Confissão Desagradável




                                                  Hum, sei não... Estou naqueles dias nostálgicos que nos levam a sonhar. Imagino que este seja o estado de espírito ideal para os poetas.                                                        Vão às nuvens e nos presenteiam com saborosas poesias, nos fazendo sentir vivos; incendeiam nossa emoções e se não nos seguramos firmes nos balaústres dos ônibus da vida, temos tonturas existenciais!                                                     Hoje, estaria mais para aquele tipo de poeta inseguro, o que já não é surpresa para mim, nem para os meus familiares. Falaria, então, como o Pessoa, através de seu heterônimo Bernardo Soares, que, angustiado, procura pelo rosto do seu chefe, o Moreira, concluíndo: “ o rosto do meu chefe Moreira é o meu porto seguro”. Ler é o melhor remédio, penso. Na leitura, aprendo alguma coisa, faço descobertas. Descubro mais um poeta, contemporâneo do Pessoa: José Gomes Ferreira!
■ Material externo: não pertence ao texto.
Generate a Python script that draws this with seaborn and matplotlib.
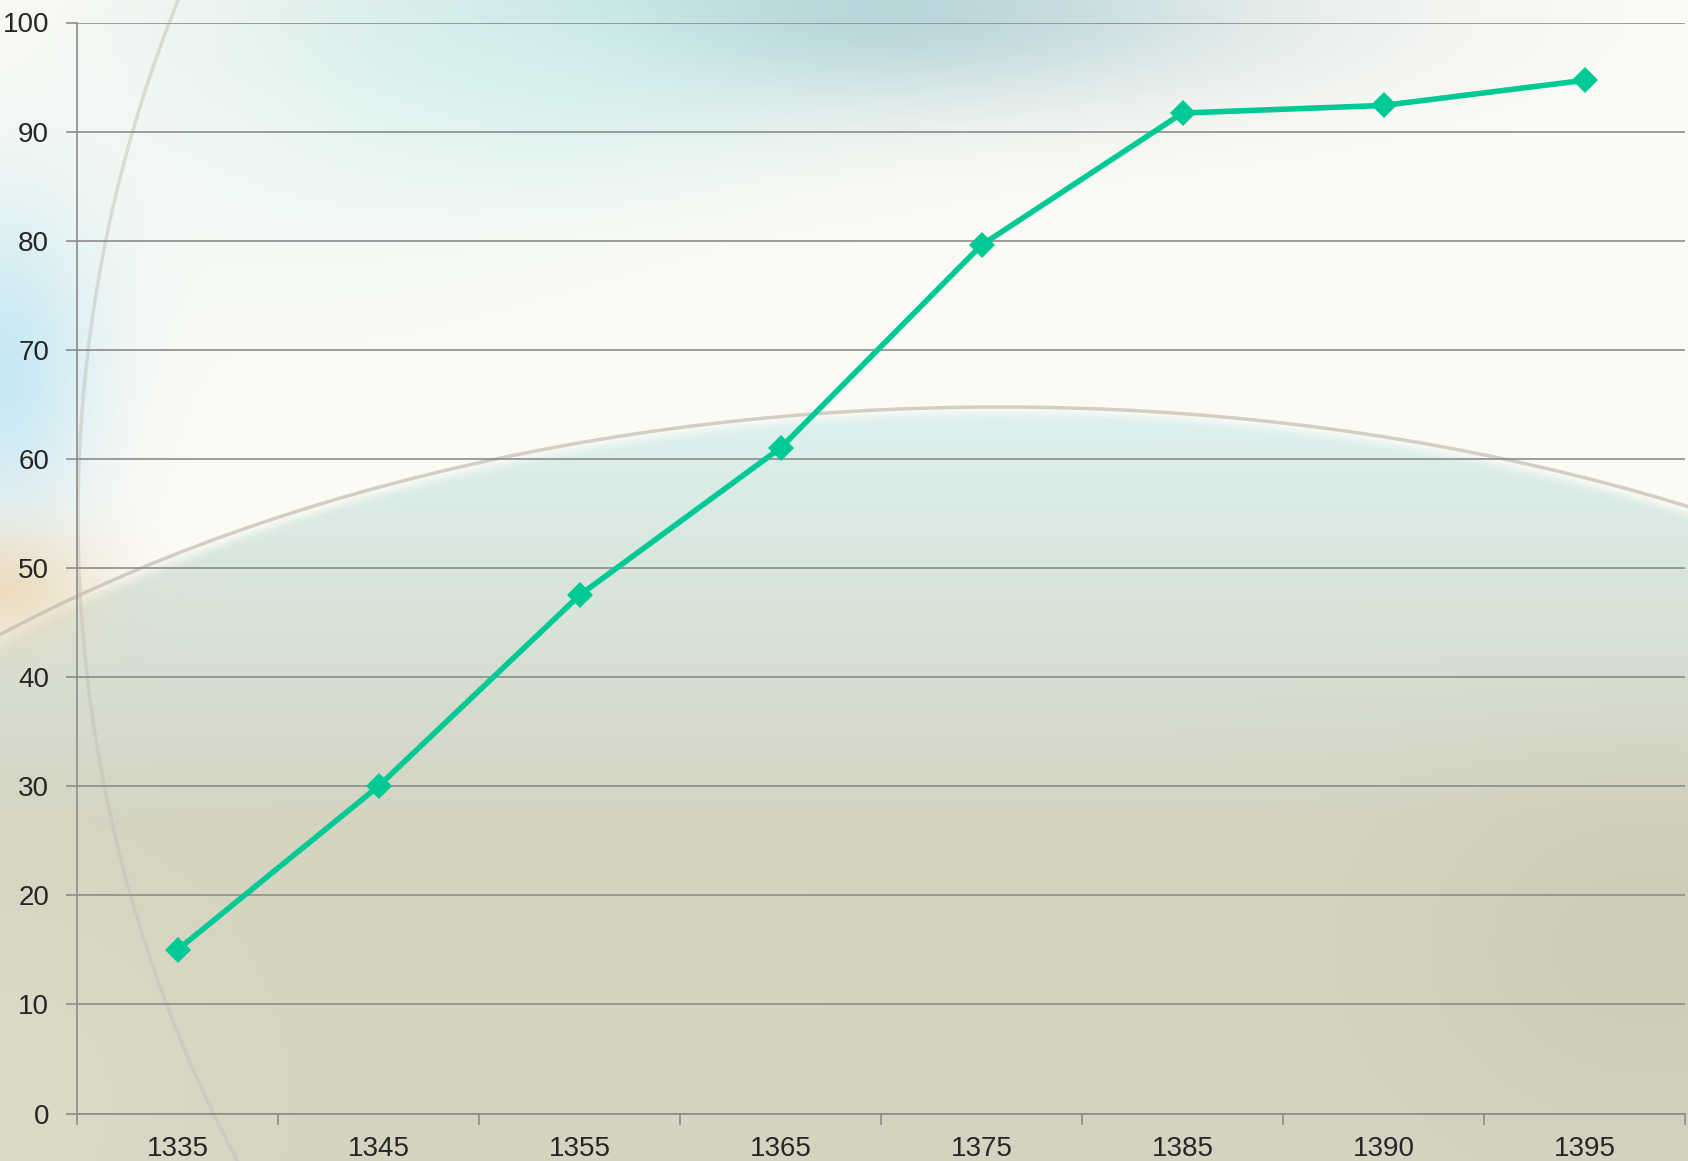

                                                 E como todo bom poeta tem uma frase que me absolve do meu eterno espanto, de que tanto falo em minhas crônicas. Diz o poeta, a respeito de um aviso na entrada de uma floresta mágica, do conto “João sem Medo”: - É proibida a entrada a quem não andar espantado de existir. Depois dessa “deixa”, sinto-me autorizadíssimo a penetrar na minha floresta existencial.
                                                Entro numa vereda familiar - é bom não facilitar - e me vejo retornando ao passado do meu tempo de jogador de tênis de mesa pelo Fluminense. O vestiário dos jogadores, mesmo amadores, era requintado e oferecia todo conforto para o atleta. Várias duchas de banho, sabonetes caros, cadeiras para relaxamento e um roupeiro atento a qualquer solicitação dos jogadores, o “Seu” Henrique.
                                              Eu costumava exigir do “seu” Henrique um sabonete tirado da caixa, não aceitando um já usado, mesmo que utilizado apenas uma vez por um colega. Quanto ao material do jogo, a exigência redobrava: a bola de tênis de mesa tinha que ser importada do Japão e qualquer defeito da bola era o bastante para chamarmos imediatamente o “seu” Henrique para substituí-la.
                                             Enfim, vivíamos em um ambiente rico e muito sofisticado.                                                  Não tinha ideia, mas vejo agora que me sentia um príncipe.                                              Pois bem, minhas amigas e amigos: surgiu um conflito existencial em minha mente, para empanar esta vida deliciosa no Fluminense. Quis o destino que eu tivesse que jogar contra um jogador do Flamengo, meu time de futebol do coração. Ao ver o Viscardinho, era o nome dele, com a camisa rubro-negra, aquele manto sagrado, deixei-me dominar por uma grande tristeza. Joguei sem ânimo, flamenguista que sou. Fui rápido em minha decisão: pedi ao Viscardinho que me levasse ao Flamengo e combinamos um encontro naquele clube, na semana seguinte, para que eu conhecesse as suas dependências.                                                           Pensava gloriosamente: “teria que voltar às minhas origens.” Chegando ao Flamengo, treinei com os seus jogadores e, ao final do treino, perguntei onde ficavam os banheiros, pedindo logo um sabonete e toalha, como costumava fazer no Fluminense. Foi nessa hora que começou meu pesadelo: só havia um banheiro, sem água, sem toalha e sem sabonete. Os colegas me disseram que o Clube era pobre e que eu tomasse banho em casa.
                                            O meu desencanto foi tão grande, que não me lembro de ter pensado em nada e também não me recordo de ter feito qualquer reflexão sobre o acontecido e muito menos ter consultado meu coração.
                                           Simplesmente, só me lembro de ter voltado ao Fluminense, quando regressou minha coragem e segurança psicológica ao olhar fixamente para o rosto redondo do “seu” Henrique, com certeza, o meu porto seguro!